» What the task requires:
The line holding "y_range = [-0.68, 21.75]" is the last one to output; start at the first line of the data, keep every line in between exactly, and leave out pictures.

□ □ □

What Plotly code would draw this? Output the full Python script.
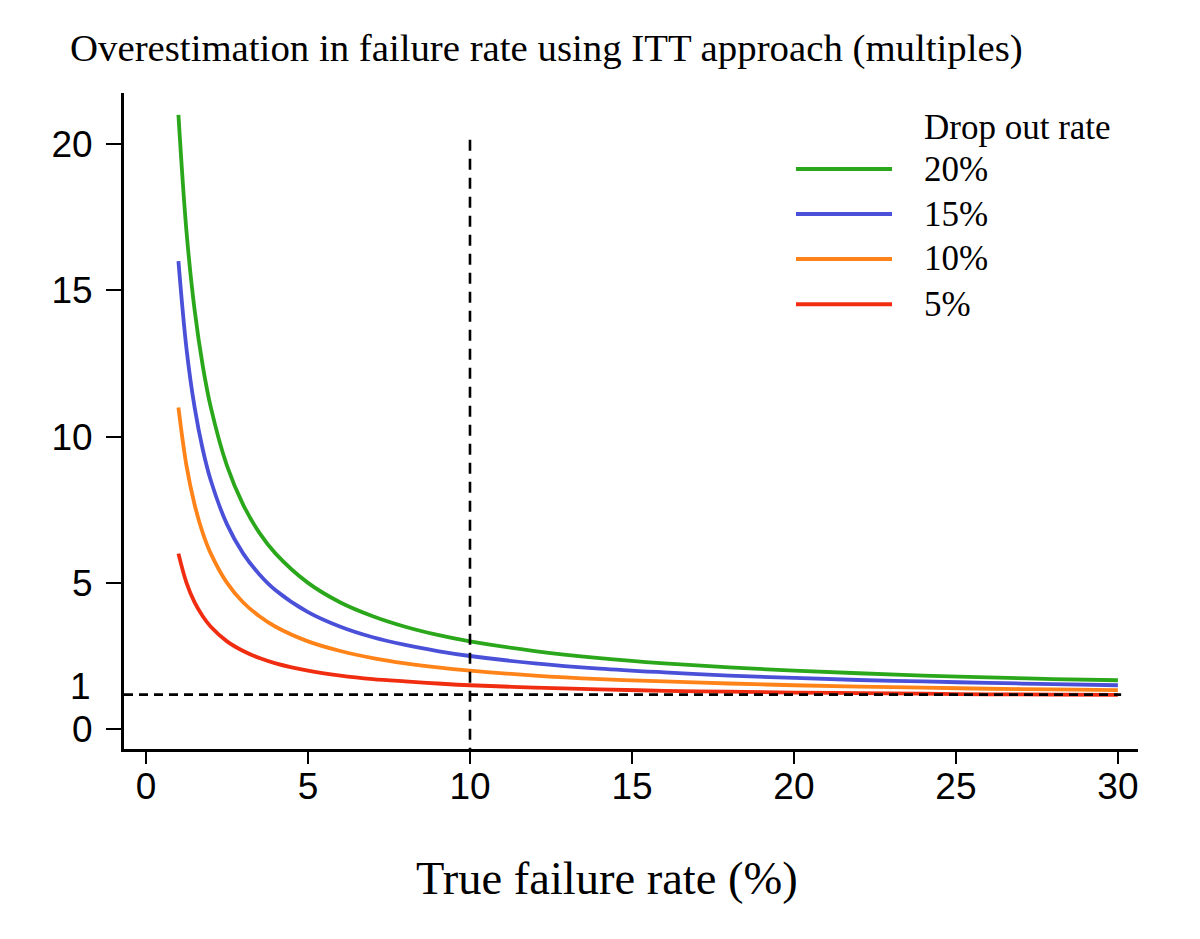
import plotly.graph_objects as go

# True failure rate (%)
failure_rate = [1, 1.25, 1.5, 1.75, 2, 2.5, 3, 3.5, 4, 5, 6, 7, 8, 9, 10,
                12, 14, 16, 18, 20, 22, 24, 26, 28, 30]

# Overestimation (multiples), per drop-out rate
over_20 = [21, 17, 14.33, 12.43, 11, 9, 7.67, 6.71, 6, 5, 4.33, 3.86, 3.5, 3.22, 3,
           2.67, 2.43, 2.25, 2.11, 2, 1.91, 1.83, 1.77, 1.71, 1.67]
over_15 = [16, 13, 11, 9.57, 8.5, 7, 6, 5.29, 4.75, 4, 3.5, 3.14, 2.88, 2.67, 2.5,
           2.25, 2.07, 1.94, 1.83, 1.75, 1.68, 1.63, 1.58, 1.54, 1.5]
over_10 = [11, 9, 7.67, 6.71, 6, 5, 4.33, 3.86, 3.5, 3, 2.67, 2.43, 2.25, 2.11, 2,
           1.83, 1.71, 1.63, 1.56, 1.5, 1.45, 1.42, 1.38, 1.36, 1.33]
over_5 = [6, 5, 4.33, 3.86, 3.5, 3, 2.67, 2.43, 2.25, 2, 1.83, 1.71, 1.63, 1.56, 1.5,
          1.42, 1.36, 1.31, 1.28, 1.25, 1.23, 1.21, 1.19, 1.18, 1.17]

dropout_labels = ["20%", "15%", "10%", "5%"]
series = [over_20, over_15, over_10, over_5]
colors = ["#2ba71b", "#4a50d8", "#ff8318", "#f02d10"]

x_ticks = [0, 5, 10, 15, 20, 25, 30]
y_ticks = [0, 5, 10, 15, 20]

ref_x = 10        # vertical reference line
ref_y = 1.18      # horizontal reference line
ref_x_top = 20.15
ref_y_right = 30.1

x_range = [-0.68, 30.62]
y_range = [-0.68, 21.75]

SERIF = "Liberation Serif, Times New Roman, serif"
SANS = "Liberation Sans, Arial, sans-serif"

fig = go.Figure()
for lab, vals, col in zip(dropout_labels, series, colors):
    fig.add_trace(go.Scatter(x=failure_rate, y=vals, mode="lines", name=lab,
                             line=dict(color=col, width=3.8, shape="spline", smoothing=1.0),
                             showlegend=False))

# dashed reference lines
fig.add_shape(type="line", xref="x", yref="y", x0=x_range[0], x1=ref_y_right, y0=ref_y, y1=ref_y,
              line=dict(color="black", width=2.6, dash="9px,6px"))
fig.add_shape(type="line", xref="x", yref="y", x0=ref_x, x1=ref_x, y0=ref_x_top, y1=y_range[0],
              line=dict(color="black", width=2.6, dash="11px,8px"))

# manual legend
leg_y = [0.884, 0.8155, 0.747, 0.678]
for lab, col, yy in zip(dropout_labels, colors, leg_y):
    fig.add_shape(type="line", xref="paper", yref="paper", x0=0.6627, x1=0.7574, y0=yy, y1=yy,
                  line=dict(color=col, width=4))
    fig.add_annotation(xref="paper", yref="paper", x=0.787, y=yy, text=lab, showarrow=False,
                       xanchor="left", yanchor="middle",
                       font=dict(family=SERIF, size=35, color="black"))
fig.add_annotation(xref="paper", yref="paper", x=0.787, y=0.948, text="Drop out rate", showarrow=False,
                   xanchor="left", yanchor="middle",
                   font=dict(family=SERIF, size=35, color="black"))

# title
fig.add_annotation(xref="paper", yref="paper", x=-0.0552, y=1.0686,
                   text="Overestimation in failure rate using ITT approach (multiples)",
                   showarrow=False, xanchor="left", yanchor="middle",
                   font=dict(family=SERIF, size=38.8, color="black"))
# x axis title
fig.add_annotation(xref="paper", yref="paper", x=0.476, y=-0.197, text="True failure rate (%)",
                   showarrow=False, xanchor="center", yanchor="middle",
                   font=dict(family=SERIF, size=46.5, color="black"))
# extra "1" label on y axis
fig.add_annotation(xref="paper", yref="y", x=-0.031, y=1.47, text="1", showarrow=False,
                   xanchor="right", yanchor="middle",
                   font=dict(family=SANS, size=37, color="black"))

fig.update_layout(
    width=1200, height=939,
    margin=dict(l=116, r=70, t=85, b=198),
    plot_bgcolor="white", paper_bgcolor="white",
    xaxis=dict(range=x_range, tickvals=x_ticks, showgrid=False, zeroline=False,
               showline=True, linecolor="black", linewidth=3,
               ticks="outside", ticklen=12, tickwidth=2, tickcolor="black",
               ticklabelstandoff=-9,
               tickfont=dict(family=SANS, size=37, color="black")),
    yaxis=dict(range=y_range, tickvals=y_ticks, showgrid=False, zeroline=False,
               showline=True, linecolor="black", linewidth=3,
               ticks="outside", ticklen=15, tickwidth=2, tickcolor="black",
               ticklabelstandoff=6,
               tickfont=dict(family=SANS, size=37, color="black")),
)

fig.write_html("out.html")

□ □ □

» Worked solution:
What Plotly code would draw this? Output the full Python script.
import plotly.graph_objects as go

# True failure rate (%)
failure_rate = [1, 1.25, 1.5, 1.75, 2, 2.5, 3, 3.5, 4, 5, 6, 7, 8, 9, 10,
                12, 14, 16, 18, 20, 22, 24, 26, 28, 30]

# Overestimation (multiples), per drop-out rate
over_20 = [21, 17, 14.33, 12.43, 11, 9, 7.67, 6.71, 6, 5, 4.33, 3.86, 3.5, 3.22, 3,
           2.67, 2.43, 2.25, 2.11, 2, 1.91, 1.83, 1.77, 1.71, 1.67]
over_15 = [16, 13, 11, 9.57, 8.5, 7, 6, 5.29, 4.75, 4, 3.5, 3.14, 2.88, 2.67, 2.5,
           2.25, 2.07, 1.94, 1.83, 1.75, 1.68, 1.63, 1.58, 1.54, 1.5]
over_10 = [11, 9, 7.67, 6.71, 6, 5, 4.33, 3.86, 3.5, 3, 2.67, 2.43, 2.25, 2.11, 2,
           1.83, 1.71, 1.63, 1.56, 1.5, 1.45, 1.42, 1.38, 1.36, 1.33]
over_5 = [6, 5, 4.33, 3.86, 3.5, 3, 2.67, 2.43, 2.25, 2, 1.83, 1.71, 1.63, 1.56, 1.5,
          1.42, 1.36, 1.31, 1.28, 1.25, 1.23, 1.21, 1.19, 1.18, 1.17]

dropout_labels = ["20%", "15%", "10%", "5%"]
series = [over_20, over_15, over_10, over_5]
colors = ["#2ba71b", "#4a50d8", "#ff8318", "#f02d10"]

x_ticks = [0, 5, 10, 15, 20, 25, 30]
y_ticks = [0, 5, 10, 15, 20]

ref_x = 10        # vertical reference line
ref_y = 1.18      # horizontal reference line
ref_x_top = 20.15
ref_y_right = 30.1

x_range = [-0.68, 30.62]
y_range = [-0.68, 21.75]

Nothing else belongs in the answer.